◆ Your objective
Return each line of the listing below, unchanged, and omit the images.

┄┄┄┄┄┄┄┄┄┄

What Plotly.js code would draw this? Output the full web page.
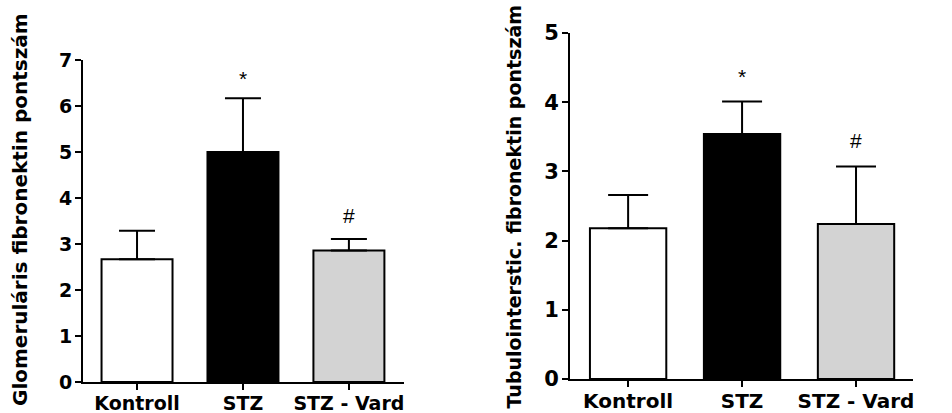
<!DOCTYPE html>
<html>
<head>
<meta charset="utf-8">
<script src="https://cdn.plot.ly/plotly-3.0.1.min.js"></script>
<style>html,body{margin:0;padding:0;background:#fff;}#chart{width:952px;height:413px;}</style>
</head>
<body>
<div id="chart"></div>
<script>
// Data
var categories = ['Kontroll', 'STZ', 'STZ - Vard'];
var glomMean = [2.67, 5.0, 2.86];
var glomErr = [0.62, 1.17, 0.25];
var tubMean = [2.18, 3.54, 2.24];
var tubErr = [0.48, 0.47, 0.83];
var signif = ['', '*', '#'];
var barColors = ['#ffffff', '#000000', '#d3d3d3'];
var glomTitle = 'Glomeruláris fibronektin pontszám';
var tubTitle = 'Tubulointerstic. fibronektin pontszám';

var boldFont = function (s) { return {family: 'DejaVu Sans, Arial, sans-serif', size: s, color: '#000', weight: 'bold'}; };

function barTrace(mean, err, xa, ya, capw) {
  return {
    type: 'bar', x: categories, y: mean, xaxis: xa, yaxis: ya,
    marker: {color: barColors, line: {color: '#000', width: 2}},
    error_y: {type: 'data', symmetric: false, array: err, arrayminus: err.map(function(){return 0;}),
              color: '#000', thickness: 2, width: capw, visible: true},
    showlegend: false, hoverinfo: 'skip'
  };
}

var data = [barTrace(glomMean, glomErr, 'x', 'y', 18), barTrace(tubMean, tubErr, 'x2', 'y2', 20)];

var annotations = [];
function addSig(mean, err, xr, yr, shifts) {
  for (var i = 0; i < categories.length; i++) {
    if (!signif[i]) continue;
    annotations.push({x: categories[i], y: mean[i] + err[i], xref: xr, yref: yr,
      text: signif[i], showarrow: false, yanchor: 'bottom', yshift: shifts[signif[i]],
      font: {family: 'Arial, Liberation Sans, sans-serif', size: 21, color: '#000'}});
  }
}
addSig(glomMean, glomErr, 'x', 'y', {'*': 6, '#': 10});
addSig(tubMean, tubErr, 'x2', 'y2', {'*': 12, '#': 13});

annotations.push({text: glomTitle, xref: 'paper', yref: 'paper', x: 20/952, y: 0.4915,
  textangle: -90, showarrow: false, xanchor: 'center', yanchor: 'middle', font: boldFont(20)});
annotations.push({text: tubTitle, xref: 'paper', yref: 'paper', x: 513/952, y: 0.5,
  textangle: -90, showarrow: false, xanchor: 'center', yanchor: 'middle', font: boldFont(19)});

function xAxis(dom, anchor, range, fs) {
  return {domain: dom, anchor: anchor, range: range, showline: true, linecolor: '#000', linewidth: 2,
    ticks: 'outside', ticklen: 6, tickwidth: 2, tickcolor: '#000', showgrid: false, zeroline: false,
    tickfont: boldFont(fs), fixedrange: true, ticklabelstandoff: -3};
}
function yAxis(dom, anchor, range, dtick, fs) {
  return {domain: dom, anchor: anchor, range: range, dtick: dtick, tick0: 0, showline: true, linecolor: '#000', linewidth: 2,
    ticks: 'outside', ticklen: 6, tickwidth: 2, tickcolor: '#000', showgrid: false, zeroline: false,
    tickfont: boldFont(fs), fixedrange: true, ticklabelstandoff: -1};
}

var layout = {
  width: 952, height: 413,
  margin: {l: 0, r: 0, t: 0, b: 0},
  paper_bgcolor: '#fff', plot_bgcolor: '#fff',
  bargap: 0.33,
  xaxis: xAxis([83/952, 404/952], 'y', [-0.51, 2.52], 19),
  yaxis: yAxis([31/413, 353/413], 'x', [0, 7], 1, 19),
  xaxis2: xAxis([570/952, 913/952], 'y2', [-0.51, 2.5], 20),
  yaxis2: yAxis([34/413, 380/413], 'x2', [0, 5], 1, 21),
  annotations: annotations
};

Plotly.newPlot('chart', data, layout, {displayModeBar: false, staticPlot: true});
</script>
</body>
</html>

┄┄┄┄┄┄┄┄┄┄

◆ Response to this task
What Plotly.js code would draw this? Output the full web page.
<!DOCTYPE html>
<html>
<head>
<meta charset="utf-8">
<script src="https://cdn.plot.ly/plotly-3.0.1.min.js"></script>
<style>html,body{margin:0;padding:0;background:#fff;}#chart{width:952px;height:413px;}</style>
</head>
<body>
<div id="chart"></div>
<script>
// Data
var categories = ['Kontroll', 'STZ', 'STZ - Vard'];
var glomMean = [2.67, 5.0, 2.86];
var glomErr = [0.62, 1.17, 0.25];
var tubMean = [2.18, 3.54, 2.24];
var tubErr = [0.48, 0.47, 0.83];
var signif = ['', '*', '#'];
var barColors = ['#ffffff', '#000000', '#d3d3d3'];
var glomTitle = 'Glomeruláris fibronektin pontszám';
var tubTitle = 'Tubulointerstic. fibronektin pontszám';

var boldFont = function (s) { return {family: 'DejaVu Sans, Arial, sans-serif', size: s, color: '#000', weight: 'bold'}; };

function barTrace(mean, err, xa, ya, capw) {
  return {
    type: 'bar', x: categories, y: mean, xaxis: xa, yaxis: ya,
    marker: {color: barColors, line: {color: '#000', width: 2}},
    error_y: {type: 'data', symmetric: false, array: err, arrayminus: err.map(function(){return 0;}),
              color: '#000', thickness: 2, width: capw, visible: true},
    showlegend: false, hoverinfo: 'skip'
  };
}

var data = [barTrace(glomMean, glomErr, 'x', 'y', 18), barTrace(tubMean, tubErr, 'x2', 'y2', 20)];

var annotations = [];
function addSig(mean, err, xr, yr, shifts) {
  for (var i = 0; i < categories.length; i++) {
    if (!signif[i]) continue;
    annotations.push({x: categories[i], y: mean[i] + err[i], xref: xr, yref: yr,
      text: signif[i], showarrow: false, yanchor: 'bottom', yshift: shifts[signif[i]],
      font: {family: 'Arial, Liberation Sans, sans-serif', size: 21, color: '#000'}});
  }
}
addSig(glomMean, glomErr, 'x', 'y', {'*': 6, '#': 10});
addSig(tubMean, tubErr, 'x2', 'y2', {'*': 12, '#': 13});

annotations.push({text: glomTitle, xref: 'paper', yref: 'paper', x: 20/952, y: 0.4915,
  textangle: -90, showarrow: false, xanchor: 'center', yanchor: 'middle', font: boldFont(20)});
annotations.push({text: tubTitle, xref: 'paper', yref: 'paper', x: 513/952, y: 0.5,
  textangle: -90, showarrow: false, xanchor: 'center', yanchor: 'middle', font: boldFont(19)});

function xAxis(dom, anchor, range, fs) {
  return {domain: dom, anchor: anchor, range: range, showline: true, linecolor: '#000', linewidth: 2,
    ticks: 'outside', ticklen: 6, tickwidth: 2, tickcolor: '#000', showgrid: false, zeroline: false,
    tickfont: boldFont(fs), fixedrange: true, ticklabelstandoff: -3};
}
function yAxis(dom, anchor, range, dtick, fs) {
  return {domain: dom, anchor: anchor, range: range, dtick: dtick, tick0: 0, showline: true, linecolor: '#000', linewidth: 2,
    ticks: 'outside', ticklen: 6, tickwidth: 2, tickcolor: '#000', showgrid: false, zeroline: false,
    tickfont: boldFont(fs), fixedrange: true, ticklabelstandoff: -1};
}

var layout = {
  width: 952, height: 413,
  margin: {l: 0, r: 0, t: 0, b: 0},
  paper_bgcolor: '#fff', plot_bgcolor: '#fff',
  bargap: 0.33,
  xaxis: xAxis([83/952, 404/952], 'y', [-0.51, 2.52], 19),
  yaxis: yAxis([31/413, 353/413], 'x', [0, 7], 1, 19),
  xaxis2: xAxis([570/952, 913/952], 'y2', [-0.51, 2.5], 20),
  yaxis2: yAxis([34/413, 380/413], 'x2', [0, 5], 1, 21),
  annotations: annotations
};

Plotly.newPlot('chart', data, layout, {displayModeBar: false, staticPlot: true});
</script>
</body>
</html>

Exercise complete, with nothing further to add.